The Chechen minister for ethnic policy has said Russian men should stop being hypocritical and openly live with several wives if they feel the need to be polygamous – but denied reports police were ordered to get second spouses.
“Men should not be hypocritical. If there is a necessity for one more woman in your family – apart from your lawfully-wedded wife – you should do this honestly and openly. Men will have second, third and fourth wives anyway,” Djambulat Umarov told Russian Dozhd (Rain) TV.
The minister noted that there are more women than men in the predominantly-Muslim Chechen Republic and sometimes one man marries two, three or four women – albeit without registering this with state agencies. “We do not oppose this as this is a very personal thing. There is nothing illegal in such actions and everything is done by mutual consent and by the Almightys will,” Umarov told journalists.
At the same time, officials denied a report in which Radio Liberty claimed that all Chechen police officers had been ordered to find a second wife within a month under threat of dismissal. Radio Liberty referred to a message circulated in a Whatsapp messenger chat and theorized that it could originate from “one of the police bosses.”
Minister Umarov explained that if such an order existed it itself would be a violation of the law and suggested that the reporters had described someones joke. “I dont know where Radio Liberty gets this information. Of course, it has nothing to do with reality, it is absurd,” he said.

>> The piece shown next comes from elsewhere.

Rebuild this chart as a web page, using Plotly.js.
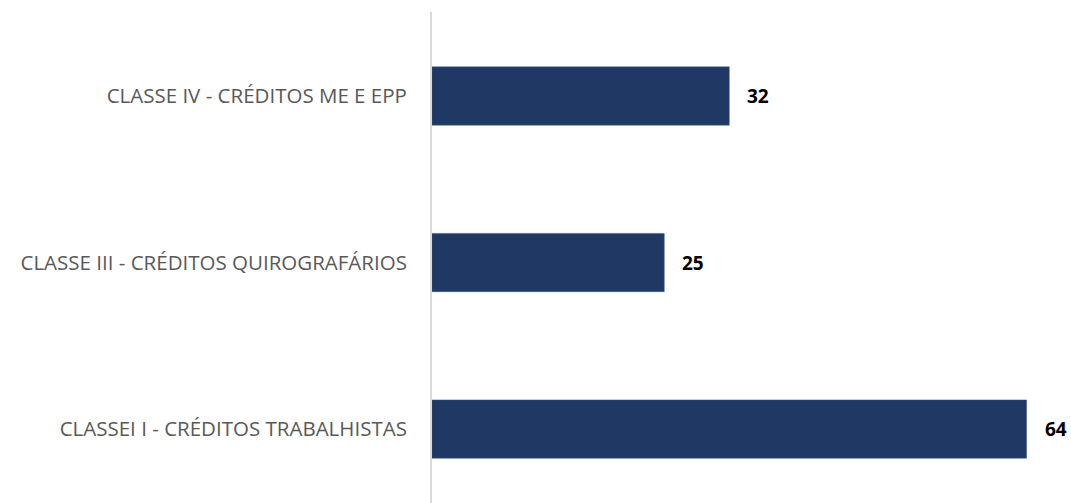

In April this year the head of the Chechen Republic, Ramzan Kadyrov, denied media reports about plans to officially legalize polygamy, but added that Islam already allowed Muslim men to have four wives. Kadyrov said: “No, I have never said this. But it is not me who should give such permission to a Muslim person. The Almighty has already given permission [for men] to have four wives.”
In the same interview Kadyrov also attacked state registration of marriage as “the first step taken within the law to destroy the family.” He elaborated on his position by saying that the need to have a document certifying a marital union is the first sign of a lack of trust between a man and a woman.
It was not the first time the Chechen leader has publicly advocated de facto polygamy and criticized the institute of civil marriage. In a 2010 interview with RT, he said that the Muslim tradition of polygamy reduced sexual promiscuity and prostitution. In 2017, he again told RT that he personally viewed a married man having a mistress as much worse than polygamy.